Structural correlation with in vitro ADME results revealed that -R1 and -R2 groups of C3 carboxamide and –X (halogens) group at C6 and C7 have significant role in establishing the ADME properties of derivatives (Table 3). Halogen groups (-Cl and -F) at C6 and C7 position significantly reduce the solubility and permeability of the compounds. Further, high electronegativity of these groups makes the compounds more susceptible to glutathione conjugation. Although the compounds with halogen group show broad spectrum cytotoxicity, PK properties of the compounds were severely compromised due to these groups. Derivative 4, which is devoid of one –CH₂ group, had superior in vitro cytotoxicity and selectivity. The hydroxyl group (–OH) in the carboxamide chain also affects the solubility. Derivatives 1, 2, 3 and 4, which are devoid of –OH and have halogens in structure, have lowest solubility among all the derivatives. Derivatives 5 and 6 without halogen at C6 and C7 position have maximum solubility. Group -R2 in the carboxamide group has strong correlation with the metabolic stability of the derivatives. Saturated cyclic ring structure at R2 is responsible for derivatives susceptibility to metabolic instability. We propose a rational approach for pharamcokinetically superior molecules by modifications at position –X and –R1 with suitable functional group to further increase the solubility and permeability of these derivatives keeping the functional group at –R2, which renders metabolic stability to these derivatives. Compounds with no –CH₂ in the side chain attached to C-3 and a suitable functional group at –X and –R₂ may also have promising drug-like properties.

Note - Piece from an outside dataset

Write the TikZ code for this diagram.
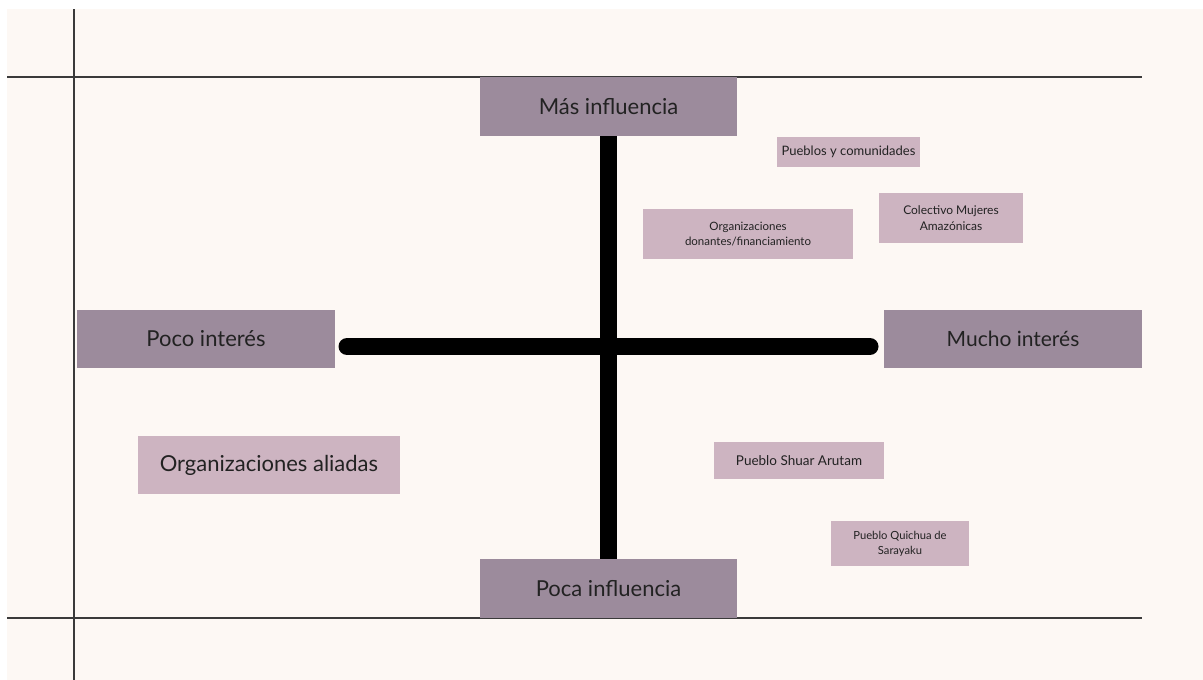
\documentclass[tikz,border=0pt]{standalone}
\usepackage{fontspec}
\setmainfont{Lato}
\usepackage{tikz}

\definecolor{paper}{HTML}{FDF8F4}
\definecolor{boxdark}{HTML}{9C8B9C}
\definecolor{boxlight}{HTML}{CDB4C1}
\definecolor{rule}{HTML}{3A3A3A}
\definecolor{ink}{HTML}{222222}

\tikzset{
	axisbox/.style={fill=boxdark, text=ink, inner sep=0pt, font=\fontsize{22}{26}\selectfont},
	actor/.style={fill=boxlight, text=ink, inner sep=0pt, align=center, font=\fontsize{11.5}{15}\selectfont},
	frameline/.style={draw=rule, line width=1.5pt},
	bar/.style={line width=17pt, black}
}

\begin{document}
\begin{tikzpicture}[x=1pt, y=-1pt]
	\useasboundingbox (0,0) rectangle (1203,680);
	\fill [paper] (7,9) rectangle (1203,680);
	
	\draw [frameline] (7,77) -- (1142,77);
	\draw [frameline] (7,618) -- (1142,618);
	\draw [frameline] (74,9) -- (74,680);
	
	\node [axisbox, minimum width=257pt, minimum height=59pt] (v1) at (608.5,106.5) {Más influencia};
	\node [axisbox, minimum width=257pt, minimum height=59pt] (v2) at (608.5,588.5) {Poca influencia};
	\node [axisbox, minimum width=258pt, minimum height=58pt] (v3) at (206,339) {Poco interés};
	\node [axisbox, minimum width=258pt, minimum height=58pt, font=\fontsize{21}{26}\selectfont] (v4) at (1013,339) {Mucho interés};
	
	\node [actor, minimum width=143pt, minimum height=30pt, font=\fontsize{13}{15}\selectfont] (v5) at (848.5,152) {Pueblos y comunidades};
	\node [actor, minimum width=210pt, minimum height=50pt] (v6) at (748,234) {Organizaciones\\donantes/financiamiento};
	\node [actor, minimum width=144pt, minimum height=50pt, font=\fontsize{12}{16}\selectfont] (v7) at (951,218) {Colectivo Mujeres\\Amazónicas};
	\node [actor, minimum width=262pt, minimum height=58pt, font=\fontsize{22}{26}\selectfont] (v8) at (269,465) {Organizaciones aliadas};
	\node [actor, minimum width=170pt, minimum height=37pt, font=\fontsize{13.5}{16}\selectfont] (v9) at (799,460.5) {Pueblo Shuar Arutam};
	\node [actor, minimum width=138pt, minimum height=45pt, font=\fontsize{11.2}{15}\selectfont] (v10) at (900,543.5) {Pueblo Quichua de\\Sarayaku};
	
	\coordinate (v11) at (347,346.5);
	\coordinate (v12) at (870,346.5);
	\draw [bar] (v1.south) -- (v2.north);
	\draw [bar, line cap=round] (v11) -- (v12);
\end{tikzpicture}
\end{document}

The preliminary PK of the derivative 6 was found to be better than PK of voreloxin; (+)-1, 4-dihydro-7-(trans-3-methoxy-4-methylamino-1-pyrrolidinyl)-4-oxo-1 -(2-thiazolyl)-1, 8naphthyridine-3-carboxylic acid formally known as SNS-595, which is under investigation for the treatment of platinum resistant ovarian cancer and acute myeloid leukemia in phase II clinical trials (n = 38). Voreloxin showed C₀ of 4.3 ± 0.9 µgEq/mL and AUC of 17 ± 2 µgEq × h/mL in rats at dose of 10 mg/kg while derivative 6 had approximately similar levels at 5.0 mg/kg only (Table 5). The half-life of derivative 6 is comparable to Voreloxin. Comparing the potential of 6 as anticancer agent with other molecules of different class, under development, also revealed that our compound has superior efficacy. A lead compound 89 S of pyrrolopyridinones class which is under development39 has shown TGI value of 68% at oral dose of 60.0 mg/kg in ovarian xenograft model. The in vitro cytotoxicity and ADME properties of derivative 6 were found comparable with 89 S except oral bioavailability which was better for 89 S. Another compound, 18 which is under preclinical development and belongs to chemical class of 5-hetroaryl-3-carboxamido-2-substituted pyrroles40 showed the TGI of 90% in ovarian xenograft model but at much higher dose of 90 mg/kg. In vitro cytotoxicity and ADME properties of derivative 6 were found to be much superior to the compound 18. Compound 18 has reported solubility of 179 µM, permeability value (Log P_e) of 6.0 and IC₅₀ value of 0.8 in A2780 cell line40. This suggests that the compound 6, (2-hydroxy-1-phenyl-2-(pyridine-2-ylcarbamoyl)-ethyl-1,4-dihydro-4-oxo-1-proparagyl-1, 8-naphthyridine-3-carboxamide, has the potential for treating ovarian cancer. However, to develop the compound further as a useful clinical candidate the detailed toxicity profile of derivative across various species and a detailed in vivo efficacy profiling needs to be performed.

Conclusion

In vivo efficacy of derivative 6 validated our hypothesis of choosing the battery of in vitro and in vivo ADME assays for lead identification. The strategy of using PK/PD based assay (PK in tumor-bearing mice) in the set of assays for the selection of derivatives led to development of a logical process of screening with improved probability of selecting the compounds with favorable ADME properties for further development. Derivative 6 with good in vitro cytotoxicity, optimum PK properties and good in vitro–in vivo correlation appears to have good potential to be developed as a systemically administered anticancer drug.

Declaration of interest

The authors report no declarations of interest.

We are thankful to the Dabur Research Foundation for the financial support for this research.